The construction start dates are pending the completion of environmental impact statements for each base in accordance with Federal laws and policies.
Military construction is phased ahead of the actual deployment of GBSD to allow time for initial beddown, ensure facilities are ready for any unique mission equipment, and support training and operational certification prior to the first sites obtaining operational status at each wing.
Using infrastructure at current locations allows both the Minuteman III and GBSD weapons systems to continue meeting all nuclear surety and safety standards throughout their operational lives, particularly during the transition period, the air force said.

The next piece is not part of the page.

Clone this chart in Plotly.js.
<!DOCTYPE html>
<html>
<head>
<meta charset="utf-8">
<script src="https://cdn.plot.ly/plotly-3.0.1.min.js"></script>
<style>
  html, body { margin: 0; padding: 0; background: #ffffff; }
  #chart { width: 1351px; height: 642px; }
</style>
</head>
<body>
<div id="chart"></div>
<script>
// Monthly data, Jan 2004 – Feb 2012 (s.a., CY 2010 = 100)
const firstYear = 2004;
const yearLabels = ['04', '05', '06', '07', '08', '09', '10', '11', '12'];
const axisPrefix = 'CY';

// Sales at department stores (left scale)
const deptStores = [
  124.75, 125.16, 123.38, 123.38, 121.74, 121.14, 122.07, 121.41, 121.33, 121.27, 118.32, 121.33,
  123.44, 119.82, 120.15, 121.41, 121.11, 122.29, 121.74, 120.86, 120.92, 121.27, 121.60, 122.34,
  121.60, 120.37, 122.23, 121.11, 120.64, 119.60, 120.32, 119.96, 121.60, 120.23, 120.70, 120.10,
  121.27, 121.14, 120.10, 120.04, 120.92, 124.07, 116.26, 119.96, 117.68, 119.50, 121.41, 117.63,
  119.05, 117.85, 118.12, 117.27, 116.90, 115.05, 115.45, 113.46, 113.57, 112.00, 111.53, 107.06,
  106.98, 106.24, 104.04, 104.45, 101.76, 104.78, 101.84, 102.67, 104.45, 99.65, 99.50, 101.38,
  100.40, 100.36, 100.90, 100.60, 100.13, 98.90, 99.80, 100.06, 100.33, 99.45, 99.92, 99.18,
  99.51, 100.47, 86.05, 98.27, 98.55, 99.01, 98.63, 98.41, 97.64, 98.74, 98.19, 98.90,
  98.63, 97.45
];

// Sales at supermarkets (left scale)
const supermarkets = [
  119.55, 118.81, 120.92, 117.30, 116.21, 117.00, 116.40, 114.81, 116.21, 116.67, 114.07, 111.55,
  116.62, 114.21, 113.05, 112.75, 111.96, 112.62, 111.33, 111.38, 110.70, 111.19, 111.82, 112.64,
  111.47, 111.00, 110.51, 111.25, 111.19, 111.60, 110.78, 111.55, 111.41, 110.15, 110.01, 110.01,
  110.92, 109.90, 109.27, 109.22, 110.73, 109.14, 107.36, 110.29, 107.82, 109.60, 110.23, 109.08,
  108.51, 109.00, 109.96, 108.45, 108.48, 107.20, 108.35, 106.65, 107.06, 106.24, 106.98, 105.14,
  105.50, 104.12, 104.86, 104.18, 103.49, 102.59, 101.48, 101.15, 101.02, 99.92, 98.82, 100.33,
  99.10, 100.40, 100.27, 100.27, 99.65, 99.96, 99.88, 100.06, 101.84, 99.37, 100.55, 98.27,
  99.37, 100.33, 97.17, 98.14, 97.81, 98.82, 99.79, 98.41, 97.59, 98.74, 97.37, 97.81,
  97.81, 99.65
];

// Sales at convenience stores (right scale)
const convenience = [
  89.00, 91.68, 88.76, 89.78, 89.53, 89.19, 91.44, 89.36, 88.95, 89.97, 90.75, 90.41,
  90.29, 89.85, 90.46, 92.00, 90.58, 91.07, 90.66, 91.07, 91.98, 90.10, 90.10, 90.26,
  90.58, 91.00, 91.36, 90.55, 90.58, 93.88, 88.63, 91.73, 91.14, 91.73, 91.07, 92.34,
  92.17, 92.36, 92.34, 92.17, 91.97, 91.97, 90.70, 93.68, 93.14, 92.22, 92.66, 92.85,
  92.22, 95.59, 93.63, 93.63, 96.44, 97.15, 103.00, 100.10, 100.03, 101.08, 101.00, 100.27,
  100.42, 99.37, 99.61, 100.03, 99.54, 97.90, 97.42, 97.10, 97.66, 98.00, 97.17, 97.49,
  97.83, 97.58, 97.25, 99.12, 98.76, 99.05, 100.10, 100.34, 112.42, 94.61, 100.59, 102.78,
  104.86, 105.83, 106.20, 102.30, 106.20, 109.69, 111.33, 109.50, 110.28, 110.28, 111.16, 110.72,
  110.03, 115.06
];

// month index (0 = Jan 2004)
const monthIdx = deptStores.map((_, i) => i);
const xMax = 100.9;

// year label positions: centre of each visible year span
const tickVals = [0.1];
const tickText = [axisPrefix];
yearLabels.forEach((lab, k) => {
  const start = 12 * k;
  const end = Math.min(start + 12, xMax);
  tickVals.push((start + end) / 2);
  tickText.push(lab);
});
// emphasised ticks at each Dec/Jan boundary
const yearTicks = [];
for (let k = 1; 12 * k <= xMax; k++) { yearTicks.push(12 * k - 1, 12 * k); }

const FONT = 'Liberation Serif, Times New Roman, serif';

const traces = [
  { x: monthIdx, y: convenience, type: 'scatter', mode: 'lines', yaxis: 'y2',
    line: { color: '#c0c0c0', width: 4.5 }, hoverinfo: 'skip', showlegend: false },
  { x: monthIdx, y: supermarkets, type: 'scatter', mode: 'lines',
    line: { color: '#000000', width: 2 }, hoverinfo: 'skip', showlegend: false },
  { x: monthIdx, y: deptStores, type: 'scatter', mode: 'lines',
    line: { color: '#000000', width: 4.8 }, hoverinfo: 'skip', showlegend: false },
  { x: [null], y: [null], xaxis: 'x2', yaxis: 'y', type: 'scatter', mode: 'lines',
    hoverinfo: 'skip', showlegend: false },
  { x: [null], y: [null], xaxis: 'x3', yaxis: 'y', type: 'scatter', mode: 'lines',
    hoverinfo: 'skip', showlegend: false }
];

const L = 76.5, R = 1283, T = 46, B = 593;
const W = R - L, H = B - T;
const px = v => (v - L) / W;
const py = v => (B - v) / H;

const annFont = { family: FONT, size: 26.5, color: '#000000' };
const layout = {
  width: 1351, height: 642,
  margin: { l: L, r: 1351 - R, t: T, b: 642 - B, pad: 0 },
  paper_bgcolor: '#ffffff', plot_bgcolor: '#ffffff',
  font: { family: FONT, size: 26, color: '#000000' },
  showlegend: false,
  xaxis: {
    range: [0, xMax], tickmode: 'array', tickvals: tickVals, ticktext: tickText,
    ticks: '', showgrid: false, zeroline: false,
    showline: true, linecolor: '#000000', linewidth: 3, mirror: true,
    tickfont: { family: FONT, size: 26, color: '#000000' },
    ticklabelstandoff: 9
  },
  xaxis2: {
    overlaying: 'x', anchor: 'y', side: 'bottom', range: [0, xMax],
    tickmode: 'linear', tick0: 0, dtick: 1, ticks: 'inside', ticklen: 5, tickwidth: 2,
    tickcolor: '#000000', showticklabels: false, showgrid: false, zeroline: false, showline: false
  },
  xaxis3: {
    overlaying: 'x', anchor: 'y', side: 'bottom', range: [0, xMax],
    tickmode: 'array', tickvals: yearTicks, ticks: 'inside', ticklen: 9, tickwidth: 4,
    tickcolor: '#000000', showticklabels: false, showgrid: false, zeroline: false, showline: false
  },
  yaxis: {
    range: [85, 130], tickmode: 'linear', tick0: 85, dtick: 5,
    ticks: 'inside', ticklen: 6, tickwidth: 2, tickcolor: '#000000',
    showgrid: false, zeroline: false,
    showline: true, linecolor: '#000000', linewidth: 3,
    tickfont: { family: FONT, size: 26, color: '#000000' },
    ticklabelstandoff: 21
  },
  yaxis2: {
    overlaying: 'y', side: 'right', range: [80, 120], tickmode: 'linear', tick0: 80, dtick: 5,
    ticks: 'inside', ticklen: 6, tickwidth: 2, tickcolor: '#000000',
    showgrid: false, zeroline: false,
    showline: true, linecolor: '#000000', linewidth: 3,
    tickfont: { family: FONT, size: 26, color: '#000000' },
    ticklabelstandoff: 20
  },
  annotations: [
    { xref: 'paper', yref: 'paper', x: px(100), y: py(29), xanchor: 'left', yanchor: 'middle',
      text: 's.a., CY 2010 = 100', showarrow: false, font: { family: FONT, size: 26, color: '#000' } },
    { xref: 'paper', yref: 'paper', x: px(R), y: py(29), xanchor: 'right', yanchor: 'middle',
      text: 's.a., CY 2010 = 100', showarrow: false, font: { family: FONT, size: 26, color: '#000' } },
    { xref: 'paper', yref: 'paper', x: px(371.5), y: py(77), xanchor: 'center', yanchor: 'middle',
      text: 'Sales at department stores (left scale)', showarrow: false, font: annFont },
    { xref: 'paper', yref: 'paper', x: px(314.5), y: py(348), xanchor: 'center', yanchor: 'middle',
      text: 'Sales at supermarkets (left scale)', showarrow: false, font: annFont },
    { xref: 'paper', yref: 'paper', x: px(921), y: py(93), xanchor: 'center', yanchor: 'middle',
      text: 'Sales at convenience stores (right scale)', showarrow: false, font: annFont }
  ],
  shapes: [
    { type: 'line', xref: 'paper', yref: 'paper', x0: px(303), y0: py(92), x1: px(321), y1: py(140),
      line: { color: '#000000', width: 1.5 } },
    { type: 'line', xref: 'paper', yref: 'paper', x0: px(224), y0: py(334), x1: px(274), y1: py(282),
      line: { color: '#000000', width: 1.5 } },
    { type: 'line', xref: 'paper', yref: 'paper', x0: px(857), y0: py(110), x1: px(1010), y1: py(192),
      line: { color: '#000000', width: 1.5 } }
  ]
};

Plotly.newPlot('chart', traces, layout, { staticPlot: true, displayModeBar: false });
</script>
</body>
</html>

“Ensuring missile bases remain missile bases makes the most sense for the taxpayer and the mission,” said Gen. Tim Ray, commander of Air Force Global Strike Command. “The Minuteman III is 50 years old; it’s past time to upgrade the missile systems. Our goal is ensure our systems remain fully safe, secure and effective in the defense of our nation and allies.”
GBSD is the weapon system replacement for the aging LGM-30 Minuteman III intercontinental ballistic missile system (ICBM). The Minuteman III first became operational in the early 1970s. While certain components and subsystems have been upgraded, most of the fundamental infrastructure in use today is the original equipment supporting more than 50 years of continuous operation.
The GBSD program’s objective is to deliver a low technical risk, affordable, total system replacement, starting in the late 2020s, to improve the ICBM’s capabilities and provide more efficient operations, maintenance, and security at lower lifecycle costs.